* _SUPPLIED MATERIAL_:

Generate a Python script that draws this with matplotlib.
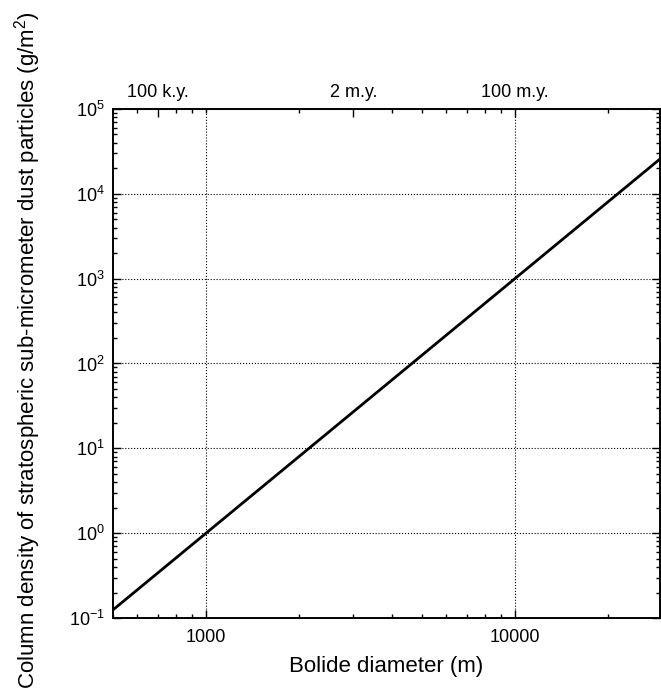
import matplotlib
matplotlib.use("Agg")
import matplotlib.pyplot as plt
from matplotlib.ticker import LogLocator, FixedLocator, NullFormatter, FixedFormatter

plt.rcParams['font.family'] = ['Liberation Sans', 'DejaVu Sans']
plt.rcParams['mathtext.fontset'] = 'custom'
plt.rcParams['mathtext.rm'] = 'Liberation Sans'
plt.rcParams['axes.unicode_minus'] = False

# data
diameter = [500, 1000, 10000, 29500]
density = [0.125, 1.0, 1000.0, 25700.0]

xticks = [1000, 10000]
xticklabels = ['1000', '10000']
top_ticks = [700, 3000, 10000]
top_labels = ['100 k.y.', '2 m.y.', '100 m.y.']

fig = plt.figure(figsize=(6.61, 6.96), dpi=100)
ax = fig.add_axes([0.171, 0.112, 0.8275, 0.7315])

ax.plot(diameter, density, color='black', lw=2)
ax.set_xscale('log')
ax.set_yscale('log')
ax.set_xlim(500, 29500)
ax.set_ylim(0.1, 1e5)

ax.xaxis.set_major_locator(FixedLocator(xticks))
ax.xaxis.set_major_formatter(FixedFormatter(xticklabels))
ax.xaxis.set_minor_locator(LogLocator(base=10, subs=range(2, 10), numticks=20))
ax.xaxis.set_minor_formatter(NullFormatter())
ax.yaxis.set_major_locator(LogLocator(base=10, numticks=20))
ax.yaxis.set_minor_locator(LogLocator(base=10, subs=range(2, 10), numticks=20))
ax.yaxis.set_minor_formatter(NullFormatter())

ax.tick_params(which='both', direction='in', right=True, labelsize=13)
ax.tick_params(which='major', length=6, width=1)
ax.tick_params(which='minor', length=3, width=1)
ax.tick_params(axis='y', pad=6)
ax.tick_params(axis='x', pad=8)

ax.grid(True, which='major', ls=':', color='black', lw=0.8)

# time scale on the top axis
top = ax.twiny()
top.set_xscale('log')
top.set_xlim(ax.get_xlim())
top.xaxis.set_major_locator(FixedLocator(top_ticks))
top.xaxis.set_major_formatter(FixedFormatter(top_labels))
minor_top = [600, 800, 900, 1000, 2000, 4000, 5000, 6000, 7000, 8000, 9000, 20000]
top.xaxis.set_minor_locator(FixedLocator(minor_top))
top.xaxis.set_minor_formatter(NullFormatter())
top.tick_params(which='both', direction='in', labelsize=13, pad=6)
top.tick_params(which='major', length=6, width=1)
top.tick_params(which='minor', length=3, width=1)

for a in (ax, top):
    for s in a.spines.values():
        s.set_linewidth(1.2)

ax.set_xlabel('Bolide diameter (m)', fontsize=16, labelpad=7)
fig.text(0.042, 0.497, r'Column density of stratospheric sub-micrometer dust particles (g/m$^2$)',
         rotation=90, va='center', ha='center', fontsize=16)

fig.savefig('out.png', dpi=100)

* _PROBLEM_: Pictures stay out. Print the data exactly, from its first line through the line containing "ax.yaxis.set_minor_formatter(NullFormatter())".

* _OUTPUT OF THE TASK_:
Generate a Python script that draws this with matplotlib.
import matplotlib
matplotlib.use("Agg")
import matplotlib.pyplot as plt
from matplotlib.ticker import LogLocator, FixedLocator, NullFormatter, FixedFormatter

plt.rcParams['font.family'] = ['Liberation Sans', 'DejaVu Sans']
plt.rcParams['mathtext.fontset'] = 'custom'
plt.rcParams['mathtext.rm'] = 'Liberation Sans'
plt.rcParams['axes.unicode_minus'] = False

# data
diameter = [500, 1000, 10000, 29500]
density = [0.125, 1.0, 1000.0, 25700.0]

xticks = [1000, 10000]
xticklabels = ['1000', '10000']
top_ticks = [700, 3000, 10000]
top_labels = ['100 k.y.', '2 m.y.', '100 m.y.']

fig = plt.figure(figsize=(6.61, 6.96), dpi=100)
ax = fig.add_axes([0.171, 0.112, 0.8275, 0.7315])

ax.plot(diameter, density, color='black', lw=2)
ax.set_xscale('log')
ax.set_yscale('log')
ax.set_xlim(500, 29500)
ax.set_ylim(0.1, 1e5)

ax.xaxis.set_major_locator(FixedLocator(xticks))
ax.xaxis.set_major_formatter(FixedFormatter(xticklabels))
ax.xaxis.set_minor_locator(LogLocator(base=10, subs=range(2, 10), numticks=20))
ax.xaxis.set_minor_formatter(NullFormatter())
ax.yaxis.set_major_locator(LogLocator(base=10, numticks=20))
ax.yaxis.set_minor_locator(LogLocator(base=10, subs=range(2, 10), numticks=20))
ax.yaxis.set_minor_formatter(NullFormatter())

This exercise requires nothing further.